Feb 10, 2014
Calling Naught 2 a platformer probably does it at least a little bit of a disservice. The playing area looks and feels like a spelunker’s dream, with deep, sizable and ever-roaming caves. The darkly rendered paths are anything but flat or straight in the way they curve and twist around. Black and light grey (with judicious dashes of other colors) make up the motif of the game, and they do a good job of highlighting the motion. With silhouettes being the basic design paradigm, the game is able to be foreboding without spooky.
Gameplay wise, the developer does a good job with eerie backstory, and the control mechanism can be selected from the option of either using virtual buttons or the accelerometer. Our protagonist, naught, is a cat-like being with upright mobility that, in his quest to escape the darkness, collects stuff and avoids dangerous things as he attempts to get from point A to point B.
Gravity, as a concept, is the backbone of the gameplay. the “ground” is a function of the accelerometer (if that is the control set used), in that rotating it causes Naught to treat the area closest to the ground as the source of the gravitational pull. It is pretty cool and strangely logical in practice, akin to watching how a wingless bug in a jar reacts to an inquisitive child flipping and rotating the jar. In the hands of a skilled player, obstacles become travelways.
As the leveled gameplay moves on, the ground structures become more intricate, as do the dangers.

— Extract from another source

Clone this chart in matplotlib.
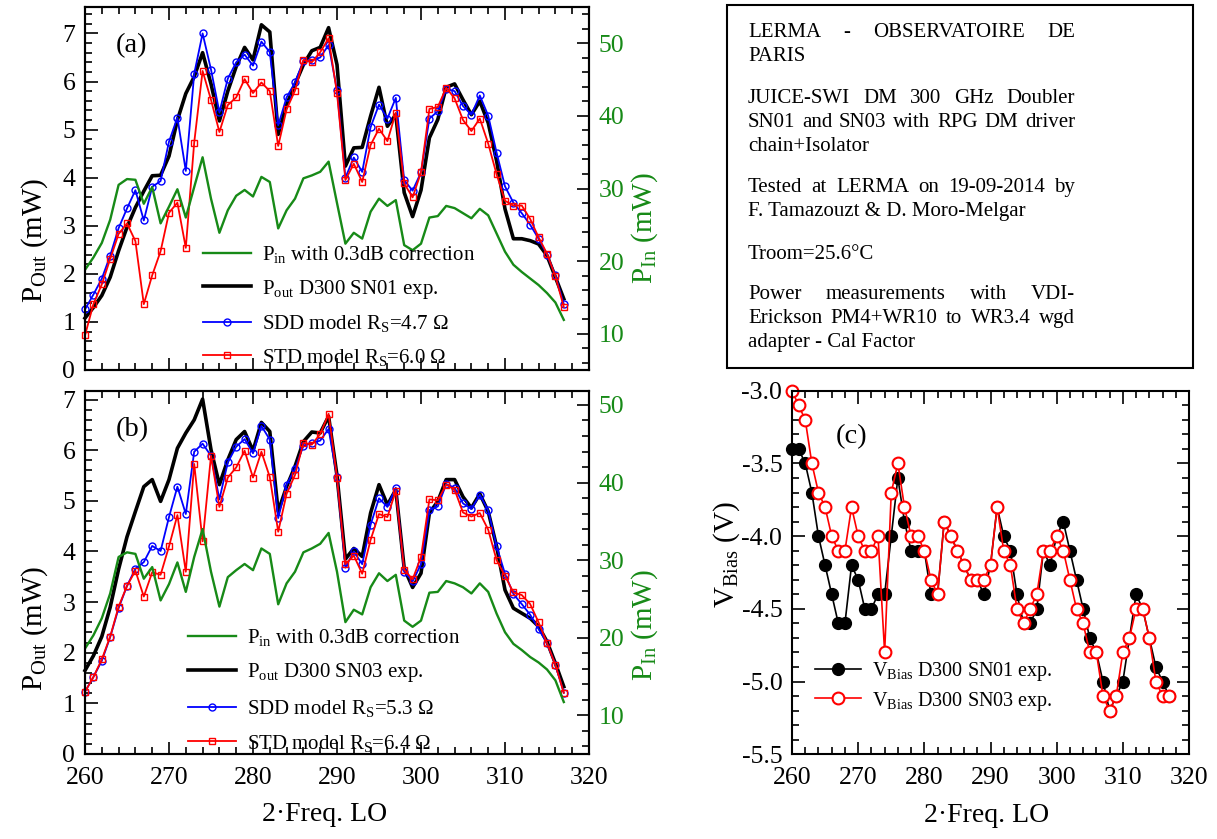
import numpy as np
import matplotlib
matplotlib.use("Agg")
import matplotlib.pyplot as plt
from matplotlib.ticker import MultipleLocator, FormatStrFormatter
from matplotlib.lines import Line2D
from matplotlib.patches import Rectangle

plt.rcParams['font.family'] = ['Liberation Serif', 'DejaVu Serif']
plt.rcParams['mathtext.fontset'] = 'custom'
plt.rcParams['mathtext.rm'] = 'Liberation Serif'
plt.rcParams['mathtext.it'] = 'Liberation Serif:italic'
plt.rcParams['mathtext.bf'] = 'Liberation Serif:bold'
plt.rcParams['axes.unicode_minus'] = False

GREEN = '#178a17'

# doubled LO frequency, GHz (1 GHz steps)
freq = np.arange(260, 318)

# (a) D300 SN01
pout_sn01 = [1.08, 1.30, 1.55, 1.93, 2.48, 2.97, 3.38, 3.72, 4.04, 4.05,
             4.45, 5.20, 5.75, 6.10, 6.60, 5.95, 5.18, 5.80, 6.31, 6.71,
             6.45, 7.18, 7.03, 4.90, 5.52, 5.94, 6.35, 6.64, 6.71, 7.12,
             6.35, 4.24, 4.62, 4.63, 5.28, 5.88, 5.07, 5.31, 3.69, 3.19,
             3.74, 4.83, 5.21, 5.88, 5.95, 5.62, 5.31, 5.59, 5.14, 4.35,
             3.35, 2.73, 2.73, 2.69, 2.62, 2.38, 1.93, 1.48]
sdd_sn01 = [1.26, 1.57, 1.90, 2.38, 2.95, 3.36, 3.74, 3.11, 3.81, 3.93,
            4.75, 5.25, 4.14, 6.16, 7.00, 6.25, 5.36, 6.06, 6.40, 6.56,
            6.33, 6.83, 6.61, 5.09, 5.67, 5.98, 6.43, 6.44, 6.50, 6.76,
            5.82, 4.00, 4.42, 4.12, 5.05, 5.52, 5.23, 5.66, 3.95, 3.73,
            4.11, 5.23, 5.38, 5.85, 5.80, 5.49, 5.31, 5.71, 5.29, 4.52,
            3.82, 3.48, 3.26, 3.02, 2.73, 2.40, 1.97, 1.37]
std_sn01 = [0.72, 1.37, 1.78, 2.31, 2.83, 3.05, 2.68, 1.37, 1.97, 2.47,
            3.27, 3.48, 2.54, 4.73, 6.22, 5.62, 4.95, 5.51, 5.67, 6.05,
            5.76, 5.98, 5.80, 4.66, 5.42, 5.81, 6.45, 6.40, 6.61, 6.90,
            5.76, 3.95, 4.29, 3.91, 4.68, 5.02, 4.76, 5.35, 3.88, 3.59,
            4.11, 5.43, 5.47, 5.87, 5.65, 5.20, 4.97, 5.23, 4.71, 4.07,
            3.52, 3.42, 3.42, 3.14, 2.76, 2.42, 1.95, 1.31]
pin_sn01 = [18.8, 20.5, 22.5, 25.7, 30.5, 31.3, 31.2, 27.9, 30.2, 25.2,
            27.5, 29.9, 26.0, 30.2, 34.3, 28.6, 23.9, 27.0, 29.0, 29.8,
            28.9, 31.6, 30.9, 24.5, 27.0, 28.6, 31.4, 31.8, 32.3, 33.7,
            28.0, 22.4, 23.9, 23.1, 26.8, 28.6, 27.6, 28.4, 22.2, 21.5,
            22.4, 26.0, 26.2, 27.6, 27.3, 26.6, 25.9, 27.2, 26.3, 23.8,
            21.3, 19.5, 18.5, 17.6, 16.7, 15.6, 14.3, 11.9]

# (b) D300 SN03
pout_sn03 = [1.65, 1.94, 2.32, 2.90, 3.65, 4.29, 4.79, 5.28, 5.42, 4.99,
             5.42, 6.04, 6.34, 6.60, 7.01, 6.01, 5.32, 5.81, 6.21, 6.37,
             5.99, 6.55, 6.37, 4.79, 5.28, 5.68, 6.17, 6.36, 6.34, 6.67,
             5.50, 3.85, 4.06, 3.90, 4.76, 5.32, 4.92, 5.22, 3.67, 3.29,
             3.57, 4.76, 4.99, 5.42, 5.42, 5.08, 4.86, 5.14, 4.79, 4.10,
             3.24, 2.88, 2.78, 2.68, 2.52, 2.22, 1.79, 1.33]
sdd_sn03 = [1.23, 1.52, 1.84, 2.31, 2.88, 3.32, 3.66, 3.79, 4.11, 4.01,
            4.68, 5.28, 4.74, 5.97, 6.13, 5.89, 5.03, 5.76, 6.07, 6.22,
            5.94, 6.48, 6.21, 4.66, 5.32, 5.63, 6.09, 6.14, 6.19, 6.42,
            5.47, 3.68, 4.00, 3.75, 4.53, 5.05, 4.88, 5.26, 3.60, 3.41,
            3.75, 4.82, 4.89, 5.33, 5.26, 4.95, 4.84, 5.12, 4.81, 4.10,
            3.56, 3.16, 2.96, 2.75, 2.47, 2.19, 1.76, 1.21]
std_sn03 = [1.23, 1.52, 1.87, 2.32, 2.91, 3.32, 3.62, 3.11, 3.59, 3.54,
            4.10, 4.72, 3.60, 5.73, 4.20, 5.89, 4.88, 5.46, 5.66, 5.99,
            5.46, 5.97, 5.47, 4.39, 5.14, 5.51, 6.15, 6.11, 6.32, 6.72,
            5.46, 3.75, 3.92, 3.56, 4.23, 4.74, 4.68, 5.20, 3.64, 3.45,
            3.89, 5.03, 5.01, 5.32, 5.22, 4.77, 4.69, 4.76, 4.43, 3.83,
            3.52, 3.19, 3.14, 2.96, 2.60, 2.19, 1.76, 1.21]
pin_sn03 = [18.6, 20.3, 22.5, 25.7, 30.4, 31.0, 30.8, 27.6, 29.1, 24.8,
            26.9, 29.7, 25.9, 30.4, 34.0, 28.5, 24.0, 27.8, 28.7, 29.5,
            28.7, 31.5, 30.8, 24.3, 27.0, 28.5, 31.0, 31.5, 32.1, 33.5,
            28.5, 22.0, 23.6, 23.0, 26.5, 28.3, 27.3, 28.1, 22.2, 21.4,
            22.2, 25.8, 25.9, 27.3, 27.0, 26.5, 25.7, 27.0, 25.9, 23.1,
            20.7, 19.2, 18.4, 17.5, 16.8, 15.9, 14.5, 11.7]

# (c) bias voltages
vbias_sn01 = [-3.4, -3.4, -3.5, -3.7, -4.0, -4.2, -4.4, -4.6, -4.6, -4.2,
              -4.3, -4.5, -4.5, -4.4, -4.4, -4.0, -3.6, -3.9, -4.1, -4.1,
              -4.1, -4.4, -4.4, -3.9, -4.0, -4.1, -4.2, -4.3, -4.3, -4.4,
              -4.2, -3.8, -4.0, -4.1, -4.4, -4.6, -4.6, -4.5, -4.1, -4.2,
              -4.0, -3.9, -4.1, -4.3, -4.5, -4.7, -4.8, -5.0, -5.2, -5.1,
              -5.0, -4.7, -4.4, -4.5, -4.7, -4.9, -5.0, -5.1]
vbias_sn03 = [-3.0, -3.1, -3.2, -3.5, -3.7, -3.8, -4.0, -4.1, -4.1, -3.8,
              -4.0, -4.1, -4.1, -4.0, -4.8, -3.7, -3.5, -3.8, -4.0, -4.0,
              -4.1, -4.3, -4.4, -3.9, -4.0, -4.1, -4.2, -4.3, -4.3, -4.3,
              -4.2, -3.8, -4.1, -4.2, -4.5, -4.6, -4.5, -4.4, -4.1, -4.1,
              -4.0, -4.1, -4.3, -4.5, -4.6, -4.8, -4.8, -5.1, -5.2, -5.1,
              -4.8, -4.7, -4.5, -4.5, -4.7, -5.0, -5.1, -5.1]

info_lines = [
    (30, "LERMA - OBSERVATOIRE DE", True),
    (54, "PARIS", False),
    (96, "JUICE-SWI DM 300 GHz Doubler", True),
    (120, "SN01 and SN03 with RPG DM driver", True),
    (144, "chain+Isolator", False),
    (185, "Tested at LERMA on 19-09-2014 by", True),
    (209, "F. Tamazouzt & D. Moro-Melgar", False),
    (252, "Troom=25.6°C", False),
    (292, "Power measurements with VDI-", True),
    (316, "Erickson PM4+WR10 to WR3.4 wgd", True),
    (340, "adapter - Cal Factor", False),
]

W, H = 1217, 839
fig = plt.figure(figsize=(W / 100, H / 100), dpi=100)


def ticks(ax, xmaj, xmin, ymaj, ymin, right=True, top=True):
    ax.xaxis.set_major_locator(MultipleLocator(xmaj))
    ax.xaxis.set_minor_locator(MultipleLocator(xmin))
    ax.yaxis.set_major_locator(MultipleLocator(ymaj))
    ax.yaxis.set_minor_locator(MultipleLocator(ymin))
    ax.tick_params(which='both', direction='in', top=top, right=right,
                   width=1.2, labelsize=18.5)
    ax.tick_params(which='major', length=9, pad=7)
    ax.tick_params(axis='x', which='major', pad=9)
    ax.tick_params(which='minor', length=5)
    for s in ax.spines.values():
        s.set_linewidth(1.5)


def power_panel(rect, pout, sdd, std, pin, tag, sn, rs_sdd, rs_std,
                ytop, pin_top, leg_xy, leg_space):
    ax = fig.add_axes(rect)
    ax.plot(freq, pout, color='k', lw=2.6, clip_on=False)
    ax.plot(freq, sdd, color='#0000ff', lw=1.3, marker='o', ms=5,
            mfc='none', mew=1.0, clip_on=False)
    ax.plot(freq, std, color='#ff0000', lw=1.3, marker='s', ms=5,
            mfc='none', mew=1.0, clip_on=False)
    ax.set_xlim(260, 320)
    ax.set_ylim(0, ytop)
    ticks(ax, 10, 2, 1, 0.2, right=False)

    ax2 = ax.twinx()
    ax2.plot(freq, pin, color=GREEN, lw=1.7)
    ax2.set_ylim(5, pin_top)
    ax2.yaxis.set_major_locator(MultipleLocator(10))
    ax2.yaxis.set_minor_locator(MultipleLocator(2))
    ax2.tick_params(which='both', direction='in', width=1.2,
                    labelsize=18.5, labelcolor=GREEN)
    ax2.tick_params(which='major', length=9, pad=7)
    ax2.tick_params(which='minor', length=5)
    for s in ax2.spines.values():
        s.set_linewidth(1.5)

    ax.text(0.093, 0.895, tag, transform=ax.transAxes, fontsize=20.5,
            ha='center', va='center')

    handles = [
        Line2D([], [], color=GREEN, lw=1.7),
        Line2D([], [], color='k', lw=2.6),
        Line2D([], [], color='#0000ff', lw=1.3, marker='o', ms=5,
               mfc='none', mew=1.0),
        Line2D([], [], color='#ff0000', lw=1.3, marker='s', ms=5,
               mfc='none', mew=1.0),
    ]
    labels = [
        r"P$_{\mathrm{in}}$ with 0.3dB correction",
        r"P$_{\mathrm{out}}$ D300 " + sn + " exp.",
        r"SDD model R$_{\mathrm{S}}$=" + rs_sdd + " Ω",
        r"STD model R$_{\mathrm{S}}$=" + rs_std + " Ω",
    ]
    ax2.legend(handles, labels, loc='upper left', bbox_to_anchor=leg_xy,
               frameon=False, fontsize=15, handlelength=2.3,
               handletextpad=0.55, labelspacing=leg_space, borderpad=0,
               borderaxespad=0, markerfirst=True)
    return ax, ax2


ax_a, ax_a2 = power_panel([85 / W, 1 - 370 / H, 504 / W, 363 / H],
                          pout_sn01, sdd_sn01, std_sn01, pin_sn01,
                          "(a)", "SN01", "4.7", "6.0", 7.55, 55,
                          (0.234, 0.347), 0.6)
ax_a.tick_params(labelbottom=False)
ax_a.text(-0.099, 0.358, r"P$_{\mathrm{Out}}$ (mW)", transform=ax_a.transAxes,
          rotation=90, fontsize=21, ha='center', va='center')
ax_a.text(1.111, 0.39, r"P$_{\mathrm{In}}$ (mW)", transform=ax_a.transAxes,
          rotation=90, fontsize=21, ha='center', va='center', color=GREEN)

ax_b, ax_b2 = power_panel([85 / W, 1 - 754 / H, 504 / W, 363 / H],
                          pout_sn03, sdd_sn03, std_sn03, pin_sn03,
                          "(b)", "SN03", "5.3", "6.4", 7.17, 51.8,
                          (0.204, 0.35), 0.65)
ax_b.text(-0.099, 0.347, r"P$_{\mathrm{Out}}$ (mW)", transform=ax_b.transAxes,
          rotation=90, fontsize=21, ha='center', va='center')
ax_b.text(1.111, 0.355, r"P$_{\mathrm{In}}$ (mW)", transform=ax_b.transAxes,
          rotation=90, fontsize=21, ha='center', va='center', color=GREEN)
ax_b.text(0.476, -0.168, "2·Freq. LO", transform=ax_b.transAxes,
          fontsize=20, ha='center', va='center')

# (c) bias voltage
ax_c = fig.add_axes([792 / W, 1 - 754.3 / H, 397 / W, 363.6 / H])
ax_c.plot(freq, vbias_sn01, color='k', lw=1.2, marker='o', ms=8.5,
          mfc='k', mec='k', clip_on=False,
          label=r"V$_{\mathrm{Bias}}$ D300 SN01 exp.")
ax_c.plot(freq, vbias_sn03, color='#ff0000', lw=1.2, marker='o', ms=8.5,
          mfc='white', mec='#ff0000', mew=1.5, clip_on=False,
          label=r"V$_{\mathrm{Bias}}$ D300 SN03 exp.")
ax_c.set_xlim(260, 320)
ax_c.set_ylim(-5.5, -3.0)
ticks(ax_c, 10, 2, 0.5, 0.1)
ax_c.yaxis.set_major_formatter(FormatStrFormatter('%.1f'))
ax_c.text(0.151, 0.874, "(c)", transform=ax_c.transAxes, fontsize=20.5,
          ha='center', va='center')
ax_c.text(-0.164, 0.548, r"V$_{\mathrm{Bias}}$ (V)", transform=ax_c.transAxes,
          rotation=90, fontsize=21, ha='center', va='center')
ax_c.text(0.491, -0.167, "2·Freq. LO", transform=ax_c.transAxes,
          fontsize=20, ha='center', va='center')
ax_c.legend(loc='upper left', bbox_to_anchor=(0.058, 0.258), frameon=False,
            fontsize=14.5, handlelength=2.3, handletextpad=0.55,
            labelspacing=0.3, borderpad=0, borderaxespad=0)

# info box
fig.add_artist(Rectangle((727 / W, 1 - 368 / H), 466 / W, 363 / H,
                         transform=fig.transFigure, fill=False,
                         lw=1.5, ec='k'))
renderer = fig.canvas.get_renderer()
x0, x1 = 748, 1075
for ypix, line, just in info_lines:
    yb = 1 - (ypix + 7) / H
    if not just:
        fig.text(x0 / W, yb, line, fontsize=15, va='baseline', ha='left')
        continue
    words = line.split()
    items = [fig.text(0, yb, w, fontsize=15, va='baseline', ha='left')
             for w in words]
    widths = [t.get_window_extent(renderer).width for t in items]
    gap = ((x1 - x0) - sum(widths)) / (len(words) - 1)
    x = x0
    for t, w in zip(items, widths):
        t.set_x(x / W)
        x += w + gap

fig.savefig("out.png", dpi=100)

There are sliding and rotating bodies, lethal plants, bubbles, tentacles and more. Speed is exhilarating, but can be fatal. there are sections with a dearth of light, and the whole games comes together quite well.
It takes some of the better elements of the first iteration and improves on them. There is much of the same, but thankfully, it feels more refined, and the upfront pricing does help as well.